Positive Cash Flow and Operational Improvements

After years of operating cash outflows, Felix achieved positive net operating cash flow of $418,000 for FY25, a remarkable turnaround from a $3.3 million outflow in FY24. Although Q4 recorded a slight negative cash flow due to delayed invoice collections, the overall improvement underscores the company’s disciplined cash management and scalable business model. Felix ended the quarter with $2.0 million in cash reserves, providing a solid financial foundation for growth initiatives.

Vendor Marketplace Expansion and Platform Enhancements

The Vendor Marketplace, a core part of Felix’s ecosystem connecting enterprises with third-party vendors, grew 11% to nearly 113,000 vendors in FY25. This growth supports Felix’s strategic focus on unlocking monetisation opportunities within the marketplace, which CEO Mike Davis identified as a key value driver for shareholders in FY26.

During the quarter, Felix also rolled out important platform enhancements, including a new Contract API for seamless integration with enterprise resource planning systems and improved vendor evaluation notifications. Infrastructure upgrades have enhanced platform scalability and reliability, preparing Felix for increased transaction volumes and user activity.

Looking Ahead

Felix’s FY25 results demonstrate strong operational execution and market traction, particularly in enterprise contract expansions and international market entry. The company’s focus now shifts to accelerating growth through deeper monetisation of its Vendor Marketplace and expanding its presence in North America.
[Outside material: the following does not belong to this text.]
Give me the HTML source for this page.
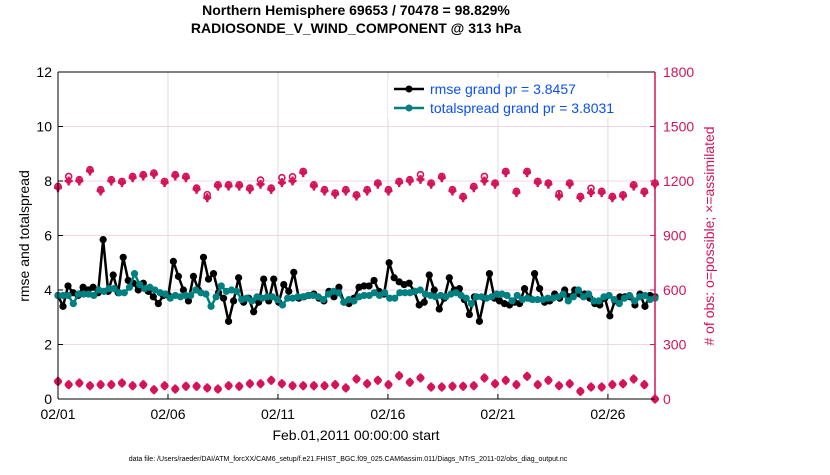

Investors will be watching closely to see how Felix capitalises on these opportunities and sustains its positive cash flow trajectory.

Bottom Line?

Felix’s FY25 momentum sets the stage for growth acceleration, but unlocking Vendor Marketplace monetisation will be critical to sustaining shareholder value.

Questions in the middle?

  • How quickly can Felix monetise its expanding Vendor Marketplace and what revenue impact will this have?
  • What are the prospects and challenges for Felix’s international expansion, especially in North America?
  • Will Felix maintain positive operating cash flow as it invests in growth and platform enhancements?